Не вполне закончена мастером наиболее известная его картина «Венера» (Дрезден, галерея): кисти Джорджоне принадлежит только сама фигура обнаженной богини. Очевидно, темная скала слева была намечена еще им, но правую часть пейзажа закончил Тициан (после смерти Джорджоне) — и не совсем так, как можно было бы ожидать у Джорджоне: слишком «земная», телесная живопись! Не только изумительная замкнутость силуэта, хочется сказать, музыкальность линии, мягкость формы, не только чудеса самой живописи приковывают наше внимание к «Венере» Джорджоне, но и неслыханная смелость концепции. Обнаженное тело Венеры изображали и живописцы кватроченто (вспомним, в частности, «Рождение Венеры» Боттичелли). Но они всегда, так сказать, отступали на почтительное расстояние мифа, изображая Венеру непременно стоящей и прикрывающейся античной драпировкой.
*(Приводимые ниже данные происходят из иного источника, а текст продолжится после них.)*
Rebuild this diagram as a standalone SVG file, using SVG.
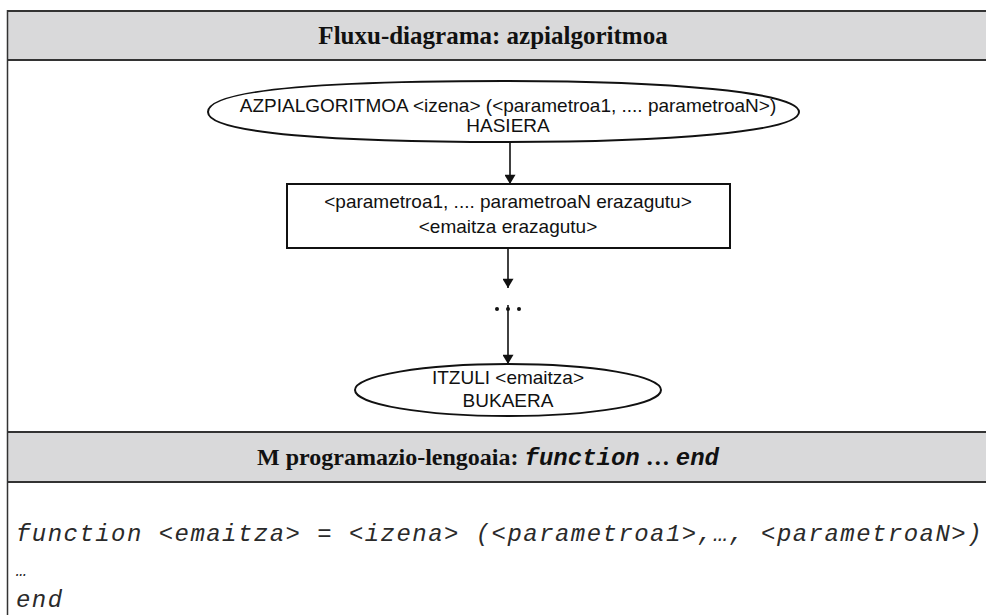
<svg xmlns="http://www.w3.org/2000/svg" width="986" height="615" viewBox="0 0 986 615">
  <style>
    .band { fill: #d9d9da; }
    .rule { stroke: #333333; stroke-width: 2; fill: none; }
    .head { font-family: "Liberation Serif", "Times New Roman", serif; font-weight: bold; fill: #111; text-anchor: middle; }
    .mono { font-family: "Liberation Mono", "Courier New", monospace; font-style: italic; }
    .shape { fill: #ffffff; stroke: #111111; stroke-width: 2; }
    .lbl { font-family: "Liberation Sans", Arial, sans-serif; font-size: 19px; fill: #111; text-anchor: middle; }
    .flow { stroke: #111111; stroke-width: 1.6; fill: none; }
    .code { font-family: "Liberation Mono", "Courier New", monospace; font-style: italic; font-size: 24px; letter-spacing: 1.45px; fill: #2a2a2a; }
  </style>
  <defs>
    <marker id="arrow" viewBox="0 0 10 12" refX="10" refY="6" markerWidth="12" markerHeight="11" markerUnits="userSpaceOnUse" orient="auto">
      <path d="M0,0 L10,6 L0,12 z" fill="#111111"/>
    </marker>
  </defs>

  <!-- table frame -->
  <rect class="band" x="7" y="11" width="985" height="49"/>
  <rect class="band" x="7" y="432" width="985" height="50"/>
  <line class="rule" x1="7" y1="11" x2="986" y2="11"/>
  <line class="rule" x1="7" y1="60" x2="986" y2="60"/>
  <line class="rule" x1="7" y1="432" x2="986" y2="432"/>
  <line class="rule" x1="7" y1="482" x2="986" y2="482"/>
  <line class="rule" x1="7.5" y1="10" x2="7.5" y2="615" style="stroke-width:1.5"/>

  <!-- header rows -->
  <text class="head" x="493" y="44" font-size="25">Fluxu-diagrama: azpialgoritmoa</text>
  <text class="head" x="488" y="465" font-size="24">M programazio-lengoaia: <tspan class="mono">function</tspan> … <tspan class="mono">end</tspan></text>

  <!-- connectors -->
  <g id="connectors">
    <line class="flow" x1="510" y1="142" x2="510" y2="184" marker-end="url(#arrow)"/>
    <line class="flow" x1="508" y1="248" x2="508" y2="288" marker-end="url(#arrow)"/>
    <line class="flow" x1="508" y1="305" x2="508" y2="364" marker-end="url(#arrow)"/>
    <g fill="#111111">
      <circle cx="497" cy="309" r="2"/>
      <circle cx="508" cy="309" r="2"/>
      <circle cx="519" cy="309" r="2"/>
    </g>
  </g>

  <!-- start terminal: flattened oval with tapered ends -->
  <g id="start">
    <path class="shape" d="M208,112 C208,88 340,81 503.5,81 C667,81 799,92 799,112 C799,132 667,142 503.5,142 C340,142 208,134 208,112 Z"/>
    <text class="lbl" x="508" y="112">AZPIALGORITMOA &lt;izena&gt; (&lt;parametroa1, .... parametroaN&gt;)</text>
    <text class="lbl" x="508" y="132">HASIERA</text>
  </g>

  <!-- declaration process -->
  <g id="declare">
    <rect class="shape" x="287" y="184" width="443" height="64"/>
    <text class="lbl" x="508" y="208">&lt;parametroa1, .... parametroaN erazagutu&gt;</text>
    <text class="lbl" x="508" y="233">&lt;emaitza erazagutu&gt;</text>
  </g>

  <!-- end terminal -->
  <g id="finish">
    <ellipse class="shape" cx="508" cy="390" rx="153" ry="26"/>
    <text class="lbl" x="508" y="384">ITZULI &lt;emaitza&gt;</text>
    <text class="lbl" x="508" y="407">BUKAERA</text>
  </g>

  <!-- code body -->
  <text class="code" x="16" y="541">function &lt;emaitza&gt; = &lt;izena&gt; (&lt;parametroa1&gt;,…, &lt;parametroaN&gt;)</text>
  <text class="code" x="16" y="576" style="font-size:18px;letter-spacing:0">…</text>
  <text class="code" x="16" y="607">end</text>
</svg>
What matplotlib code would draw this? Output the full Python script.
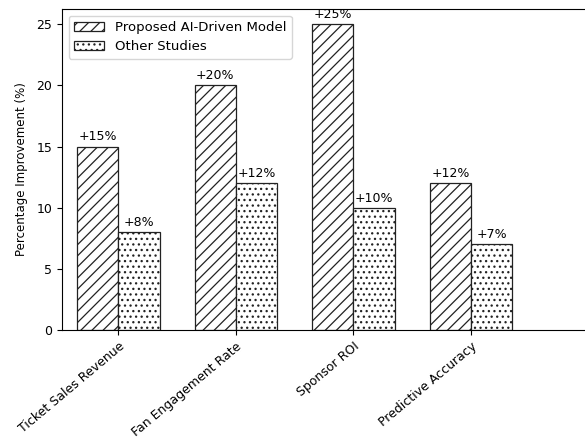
import numpy as np
import matplotlib
matplotlib.use("Agg")
import matplotlib.pyplot as plt

categories = ["Ticket Sales Revenue", "Fan Engagement Rate", "Sponsor ROI", "Predictive Accuracy"]
proposed = [15, 20, 25, 12]
other = [8, 12, 10, 7]

plt.rcParams.update({"font.size": 9, "hatch.linewidth": 0.9})

fig = plt.figure(figsize=(5.85, 4.41), dpi=100)
ax = fig.add_axes([0.106, 0.2517, 0.92, 0.728])

x = np.arange(len(categories))
w = 0.35
b1 = ax.bar(x - w/2, proposed, w, color="white", edgecolor="#222222", hatch="///",
            linewidth=0.9, label="Proposed AI-Driven Model")
b2 = ax.bar(x + w/2, other, w, color="white", edgecolor="#222222", hatch="...",
            linewidth=0.9, label="Other Studies")

for bars, vals in [(b1, proposed), (b2, other)]:
    for b, v in zip(bars, vals):
        ax.text(b.get_x() + b.get_width()/2, v + 0.25, f"+{v}%",
                ha="center", va="bottom")

ax.set_xticks(x)
ax.set_xticklabels(categories, rotation=40, ha="right", rotation_mode="anchor")
ax.set_ylabel("Percentage Improvement (%)", fontsize=8.5, labelpad=6)
ax.set_ylim(0, 26.25)
ax.set_xlim(-0.48, 4.1)
ax.legend(loc="upper left", fontsize=9.5, handlelength=2.3)

fig.savefig("out.png", dpi=100)
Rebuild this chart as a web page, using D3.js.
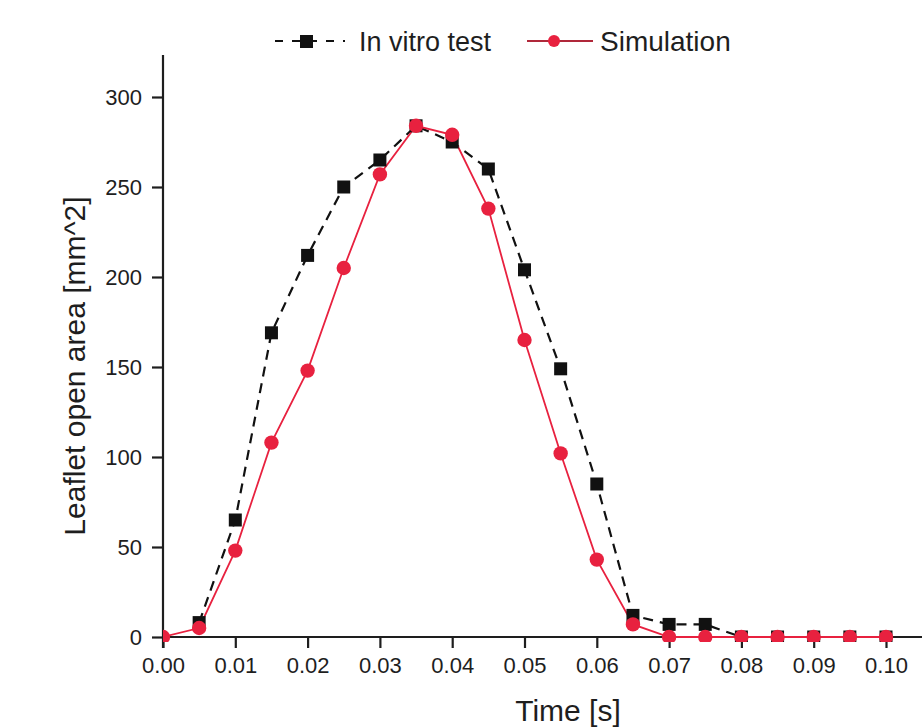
<!DOCTYPE html>
<html><head><meta charset="utf-8">
<script src="https://cdn.jsdelivr.net/npm/d3@7/dist/d3.min.js"></script>
<style>body{margin:0;background:#fff}svg{display:block}text{font-family:"Liberation Sans",Arial,sans-serif}</style>
</head><body><svg id="c" width="922" height="727"></svg>
<script>
const times = [0,0.005,0.01,0.015,0.02,0.025,0.03,0.035,0.04,0.045,0.05,0.055,0.06,0.065,0.07,0.075,0.08,0.085,0.09,0.095,0.10];
const invitro = [null,8,65,169,212,250,265,284,275,260,204,149,85,12,7,7,0,0,0,0,0];
const simulation = [0,5,48,108,148,205,257,284,279,238,165,102,43,7,0,0,0,0,0,0,0];
const xTicks = [0,0.01,0.02,0.03,0.04,0.05,0.06,0.07,0.08,0.09,0.10];
const yTicks = [0,50,100,150,200,250,300];
const seriesNames = ["In vitro test","Simulation"];

const svg = d3.select("#c");
const x = d3.scaleLinear().domain([0,0.1]).range([163,886]);
const y = d3.scaleLinear().domain([0,300]).range([637,97]);
const red = "#e8213f";
const ink = "#1e1e1e";

// axes
const xAxis = svg.append("g").attr("transform","translate(0,637)")
  .call(d3.axisBottom(x).tickValues(xTicks).tickFormat(d3.format(".2f")).tickSize(11).tickSizeOuter(0));
xAxis.select(".domain").attr("d","M163,0H922");
const yAxis = svg.append("g").attr("transform","translate(163,0)")
  .call(d3.axisLeft(y).tickValues(yTicks).tickSize(11).tickSizeOuter(0));
yAxis.select(".domain").attr("d","M0,55V648");
svg.selectAll(".domain").attr("stroke",ink).attr("stroke-width",2.2);
svg.selectAll(".tick line").attr("stroke",ink).attr("stroke-width",2.2);
xAxis.selectAll(".tick text").attr("font-size",22).attr("fill",ink).attr("y",36).attr("dy",0);
yAxis.selectAll(".tick text").attr("font-size",22).attr("fill",ink).attr("x",-21).attr("dy","0.34em");

svg.append("text").attr("x",568).attr("y",721).attr("text-anchor","middle").attr("font-size",30).attr("fill",ink).text("Time [s]");
svg.append("text").attr("transform","translate(85,366) rotate(-90)").attr("text-anchor","middle").attr("font-size",30).attr("fill",ink).text("Leaflet open area [mm^2]");

// clip
svg.append("clipPath").attr("id","clip").append("rect").attr("x",163).attr("y",40).attr("width",759).attr("height",602);
const plot = svg.append("g").attr("clip-path","url(#clip)");

const line = d3.line().defined(d=>d.v!=null).x(d=>x(d.t)).y(d=>y(d.v));
const pts = arr => arr.map((v,i)=>({t:times[i],v:v}));
plot.append("path").attr("d",line(pts(invitro))).attr("fill","none").attr("stroke","#111").attr("stroke-width",2.2).attr("stroke-dasharray","10,7");
plot.append("path").attr("d",line(pts(simulation))).attr("fill","none").attr("stroke",red).attr("stroke-width",1.8);

plot.selectAll(".sq").data(pts(invitro).filter(d=>d.v!=null)).enter().append("rect")
  .attr("x",d=>x(d.t)-6.5).attr("y",d=>y(d.v)-6.5).attr("width",13).attr("height",13).attr("fill","#111");
plot.selectAll(".ci").data(pts(simulation)).enter().append("circle")
  .attr("cx",d=>x(d.t)).attr("cy",d=>y(d.v)).attr("r",7.2).attr("fill",red);

// legend
const lg = svg.append("g");
lg.append("line").attr("x1",275).attr("x2",345).attr("y1",41).attr("y2",41).attr("stroke","#111").attr("stroke-width",2.2).attr("stroke-dasharray","8,9");
lg.append("rect").attr("x",300).attr("y",35).attr("width",13).attr("height",13).attr("fill","#111");
lg.append("text").attr("x",359).attr("y",51).attr("font-size",27).attr("fill",ink).text(seriesNames[0]);
lg.append("line").attr("x1",527).attr("x2",593).attr("y1",41).attr("y2",41).attr("stroke","#b0283a").attr("stroke-width",2);
lg.append("circle").attr("cx",554).attr("cy",41).attr("r",6).attr("fill",red);
lg.append("text").attr("x",600).attr("y",51).attr("font-size",28).attr("fill",ink).text(seriesNames[1]);
</script></body></html>
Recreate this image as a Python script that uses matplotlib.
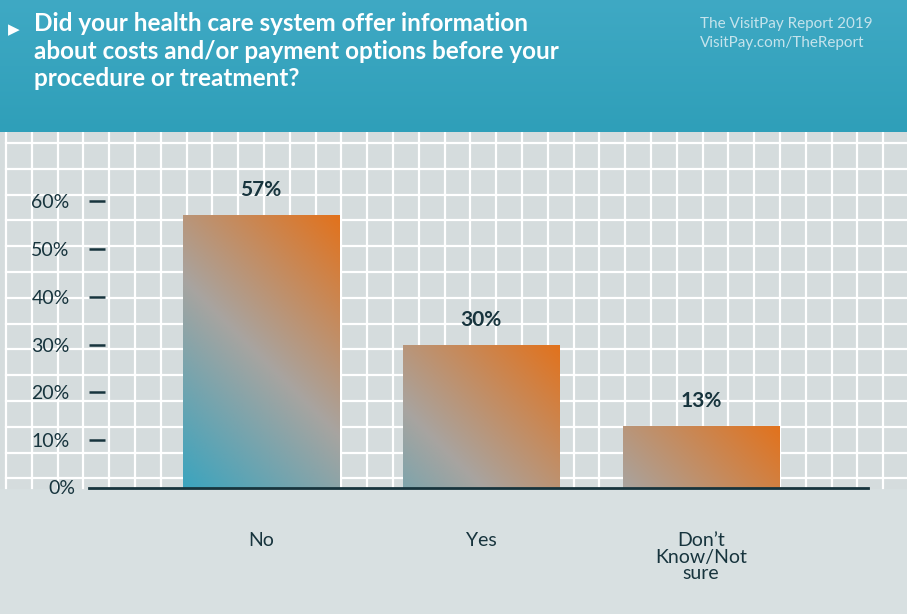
import numpy as np
import matplotlib
matplotlib.use("Agg")
import matplotlib.pyplot as plt
from matplotlib.colors import LinearSegmentedColormap
from matplotlib.patches import Rectangle

categories = ["No", "Yes", "Don\u2019t\nKnow/Not\nsure"]
values = [57, 30, 13]
value_labels = ["57%", "30%", "13%"]
yticks = [0, 10, 20, 30, 40, 50, 60]
ytick_labels = ["0%", "10%", "20%", "30%", "40%", "50%", "60%"]
title = "Did your health care system offer information\nabout costs and/or payment options before your\nprocedure or treatment?"
source = "The VisitPay Report 2019\nVisitPay.com/TheReport"

W, H = 907, 614
fig = plt.figure(figsize=(W/100, H/100), dpi=100)
fig.patch.set_facecolor("#d8e0e1")
FONT = "Lato"
dark = "#17343d"

# background axes in pixel coords
bg = fig.add_axes([0, 0, 1, 1])
bg.set_xlim(0, W); bg.set_ylim(H, 0); bg.axis("off")
bg.add_patch(Rectangle((0, 132), W, 356, color="#d5dcdd", zorder=0))
for x in np.arange(6, W, 25.8):
    bg.plot([x, x], [132, 488], color="white", lw=1.6, zorder=1)
for y in np.arange(143, 489, 25.8):
    bg.plot([6, W], [y, y], color="white", lw=1.6, zorder=1)
hdr = LinearSegmentedColormap.from_list("h", ["#3fa9c4", "#2f9fb9"])
grad = np.linspace(0, 1, 256).reshape(-1, 1)
bg.imshow(grad, cmap=hdr, extent=[0, W, 132, 0], aspect="auto", zorder=2)
bg.text(8, 30, "\u25B6", color="white", fontsize=11, va="center", family="DejaVu Sans", zorder=3)
bg.text(34, 12, title, color="white", fontsize=17.5, fontweight="bold", family=FONT,
        va="top", ha="left", linespacing=1.25, zorder=3)
bg.text(700, 17, source, color="#c5e3ec", fontsize=11, family=FONT, va="top", ha="left",
        linespacing=1.5, zorder=3)

# main axes
left, right = 89, 868
y0_px, ymax = 488, 65
px_per = (488 - 201) / 60
top_px = y0_px - ymax * px_per
ax = fig.add_axes([left/W, (H - y0_px)/H, (right-left)/W, (y0_px-top_px)/H])
ax.patch.set_alpha(0)
x = np.arange(len(categories))
ax.set_xlim(-0.782, 2.759)
ax.set_ylim(0, ymax)
for s in ["top", "right", "left"]:
    ax.spines[s].set_visible(False)
ax.spines["bottom"].set_color(dark); ax.spines["bottom"].set_linewidth(2)
ax.set_yticks(yticks[1:])
ax.set_yticklabels(ytick_labels[1:], fontsize=14, color=dark, family=FONT)
ax.tick_params(axis="y", direction="in", length=11.5, width=1.8, color=dark, pad=14)
ax.text(-0.782 - 14/220, 0, "0%", fontsize=14, color=dark, family=FONT, ha="right", va="center")
ax.set_xticks(x)
ax.set_xticklabels(categories, fontsize=14, color=dark, family=FONT, linespacing=0.95, va="top")
ax.tick_params(axis="x", length=0, pad=32)

cmap = LinearSegmentedColormap.from_list("b", [(0, "#e2721c"), (0.5, "#a8a4a0"), (1, "#35a4c0")])
bw = 0.71
for xi, v, lab in zip(x, values, value_labels):
    n = 200
    wpx = bw * 220
    hpx = v * px_per
    u = np.linspace(0, wpx, n)
    w = np.linspace(0, hpx, n)
    U, V = np.meshgrid(u, w)
    d = (wpx - U) + (hpx - V)
    t = np.clip(d / 440, 0, 1)
    im = ax.imshow(t, cmap=cmap, vmin=0, vmax=1, origin="lower",
                   extent=[xi - bw/2, xi + bw/2, 0, v], aspect="auto", zorder=2)
    r = Rectangle((xi - bw/2, 0), bw, v, transform=ax.transData, facecolor="none", edgecolor="none")
    ax.add_patch(r)
    im.set_clip_path(r)
    ax.text(xi, v + 25/px_per, lab, ha="center", va="center", fontsize=15,
            fontweight="bold", color=dark, family=FONT)
ax.set_xlim(-0.782, 2.759); ax.set_ylim(0, ymax)

fig.savefig("out.png", dpi=100)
Джорджоне показал Венеру без мифологии, без символики, без средневекового страха перед наготой — просто прекрасной женщиной и притом спящей (загадочность, печаль). Так близко, вплотную подойти к жизни никто из художников Ренессанса еще не осмеливался.
Самое гениальное достижение Джорджоне — «Сельский концерт» (Лувр); с удивительной гармонией передано здесь чувство единения человека и природы, нагота становится частью природы и «куском» живописи, а пейзаж отличается сочностью и широтой. Опять Джорджоне сознательно пренебрегает логикой событий. Опять полная безымянность и бездейственность героев «Концерта» подчеркнута сочетанием одетых мужчин и обнаженных женщин. Один юноша играет на лютне, другой, со спутанной копной рыжих волос, слушает, в то время как девушка поднимает к губам флейту, а другая наклоняется к колодцу, чтобы зачерпнуть воды в стеклянный кувшин. Но, кажется, никогда кувшин не наполнится водой и никогда флейта не коснется губ обнаженной пастушки. Что это — беседа или музицирование? Или просто одухотворенная радость жизни? Есть ли в картине автобиографический элемент? «Концерт» Джорджоне можно рассматривать как поворотный момент в эволюции европейской живописи. Во-первых, Джорджоне открыл чувство природы, которое до него не было в такой степени знакомо итальянским живописцам. Во-вторых, Джорджоне положил начало «бессюжетной» живописи — в смысле свободы от традиционных сюжетов и рассказа о событиях. Здесь его пророчество еще смелей. Впервые только через двести с лишком лет французские импрессионисты решатся на подобный же вызов: в картине Эдуарда Мане «Завтрак на траве» точно так же расположились на лоне природы одетые мужчины рядом с обнаженными женщинами. Уже для Джорджоне обнаженное тело не есть «сюжет», а красочное пятно, игра рефлексов. Наконец, третий и не менее существенный момент — сама живопись Джорджоне: раньше, чем кто-либо в Европе, он отказался от гладкой, сплошной манеры письма, которой держались еще не только флорентийские маньеристы, но и Корреджо, и пришел к широкому, свободному ведению кисти, к красочному мазку.